NGOs again beg UN Security Council to impose sanctions in Burundi for human rights abuses
HRW says targeted sanctions would show Burundian officials there are 'consequences for their abuses'.
Human Rights Watch (HRW) and 18 other Burundian and international rights organisations have reiterated calls for the United Nations (UN) to impose targeted sanctions on Burundian officials responsible for ongoing serious human rights violations in Burundi.
The bloody crisis that has killed thousands, pits supporters of President Pierre Nkurunziza against those who say that his re-election in July 2015 for a third term violated the nation's constitution.
After a failed coup led by a disloyal faction within the army's high command, the government intensified its crackdown on dissidents and most of those arrested or disappeared are young men and women accused of participating in or supporting opposition groups, or armed groups.
HRW called on the UN Security Council (UNSC) to impose targeted sanctions to "send an important message to Burundian leaders who have faced little consequence for continuing to perpetrate gross abuses against their own people".
The call comes in advance of the UNSC meeting on Burundi on Thursday (9 March).
"The Burundian intelligence services, police, and members of the ruling party youth league, the Imbonerakure, are carrying out killings, forced disappearances, and torture, while the authorities refuse to cooperate with the UNSC's resolution on police deployment or with human rights investigators," Ida Sawyer, Central Africa director at Human Rights Watch, said in a statement.

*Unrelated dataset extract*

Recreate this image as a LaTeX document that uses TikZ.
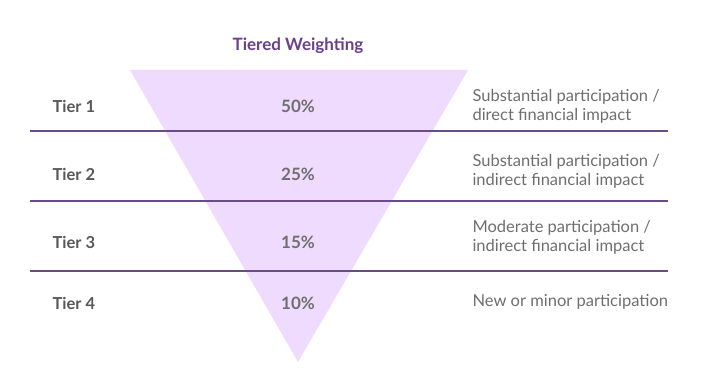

While HRW highlighted how the Burundian authorities released some prisoners, the NGO insisted officials have continued their broader policy of repression against suspected opponents, independent civil society, and media.

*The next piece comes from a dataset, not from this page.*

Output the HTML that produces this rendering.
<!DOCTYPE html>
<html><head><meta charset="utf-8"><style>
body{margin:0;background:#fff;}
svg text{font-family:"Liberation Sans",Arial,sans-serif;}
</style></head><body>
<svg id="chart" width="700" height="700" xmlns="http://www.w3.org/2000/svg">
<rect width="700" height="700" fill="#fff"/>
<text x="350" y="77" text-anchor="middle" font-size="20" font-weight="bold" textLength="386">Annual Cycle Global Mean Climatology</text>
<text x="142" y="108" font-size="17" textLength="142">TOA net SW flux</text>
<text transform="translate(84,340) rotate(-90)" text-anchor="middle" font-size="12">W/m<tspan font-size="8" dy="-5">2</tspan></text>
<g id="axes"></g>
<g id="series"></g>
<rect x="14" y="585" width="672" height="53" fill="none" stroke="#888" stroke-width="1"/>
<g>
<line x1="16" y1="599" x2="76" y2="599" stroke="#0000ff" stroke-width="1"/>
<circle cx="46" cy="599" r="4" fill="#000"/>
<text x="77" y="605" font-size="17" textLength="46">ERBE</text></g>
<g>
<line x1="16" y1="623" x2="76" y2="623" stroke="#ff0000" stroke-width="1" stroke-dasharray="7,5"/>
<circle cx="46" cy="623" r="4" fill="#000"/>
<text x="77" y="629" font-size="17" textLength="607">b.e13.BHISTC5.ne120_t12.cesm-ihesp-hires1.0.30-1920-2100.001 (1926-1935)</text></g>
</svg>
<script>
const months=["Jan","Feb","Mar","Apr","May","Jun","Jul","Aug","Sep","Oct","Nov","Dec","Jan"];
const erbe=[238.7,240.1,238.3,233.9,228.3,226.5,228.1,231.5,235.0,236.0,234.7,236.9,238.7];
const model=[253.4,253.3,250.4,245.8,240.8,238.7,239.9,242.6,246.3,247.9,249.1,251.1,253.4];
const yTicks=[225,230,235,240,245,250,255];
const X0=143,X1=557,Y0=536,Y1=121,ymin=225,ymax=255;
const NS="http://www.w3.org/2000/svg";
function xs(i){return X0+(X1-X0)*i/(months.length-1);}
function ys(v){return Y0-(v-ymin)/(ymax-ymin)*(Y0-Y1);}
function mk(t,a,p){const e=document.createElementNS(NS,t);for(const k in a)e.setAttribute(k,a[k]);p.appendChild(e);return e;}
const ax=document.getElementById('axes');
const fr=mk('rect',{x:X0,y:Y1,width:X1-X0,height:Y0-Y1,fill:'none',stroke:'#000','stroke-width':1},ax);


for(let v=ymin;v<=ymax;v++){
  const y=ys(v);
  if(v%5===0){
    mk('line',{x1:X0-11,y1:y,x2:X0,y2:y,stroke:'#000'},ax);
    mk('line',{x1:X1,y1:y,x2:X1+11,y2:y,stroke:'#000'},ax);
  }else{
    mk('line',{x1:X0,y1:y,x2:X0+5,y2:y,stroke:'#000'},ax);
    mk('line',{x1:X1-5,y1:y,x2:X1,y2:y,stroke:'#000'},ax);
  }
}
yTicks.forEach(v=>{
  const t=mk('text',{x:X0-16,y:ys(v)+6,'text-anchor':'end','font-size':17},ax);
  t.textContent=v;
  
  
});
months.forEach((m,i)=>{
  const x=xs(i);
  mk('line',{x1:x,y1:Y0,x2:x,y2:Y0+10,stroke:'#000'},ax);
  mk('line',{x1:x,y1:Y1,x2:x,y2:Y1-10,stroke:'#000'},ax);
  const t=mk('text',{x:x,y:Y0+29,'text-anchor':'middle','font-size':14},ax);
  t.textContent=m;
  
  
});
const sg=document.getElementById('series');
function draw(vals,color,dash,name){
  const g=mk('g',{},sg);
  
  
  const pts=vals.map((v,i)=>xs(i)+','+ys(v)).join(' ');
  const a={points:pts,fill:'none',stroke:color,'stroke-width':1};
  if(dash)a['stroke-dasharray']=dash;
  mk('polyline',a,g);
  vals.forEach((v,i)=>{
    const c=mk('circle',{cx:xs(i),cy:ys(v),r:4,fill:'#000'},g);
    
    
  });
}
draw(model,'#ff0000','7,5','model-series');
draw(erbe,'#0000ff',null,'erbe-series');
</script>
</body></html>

According to the organisations that have signed an open letter to the UNSC, the authorities have deliberately obstructed the ability of the UN to document rights violations.
"Targeted UN sanctions, including travel bans and assets freezes, would send an important message to senior Burundian officials that there are consequences for their abuses and for not complying with the UN."
The United States and the European Union earlier imposed sanctions on officials from the Burundian regime "for undermining democracy". However, the UNSC has not followed suit because of vetos by China and Russia.
The UNSC meeting comes days after UN Special Adviser for the Prevention of Genocide, Adama Dieng, raised the alarm about the serious risk of violence in Burundi. In a letter written recently to the members of the UNSC, Dieng also warned against risks of "mass" violence if nothing is done in the East African country, effectively taking the opposite view of some experts who describe the Burundian conflict as "of low intensity".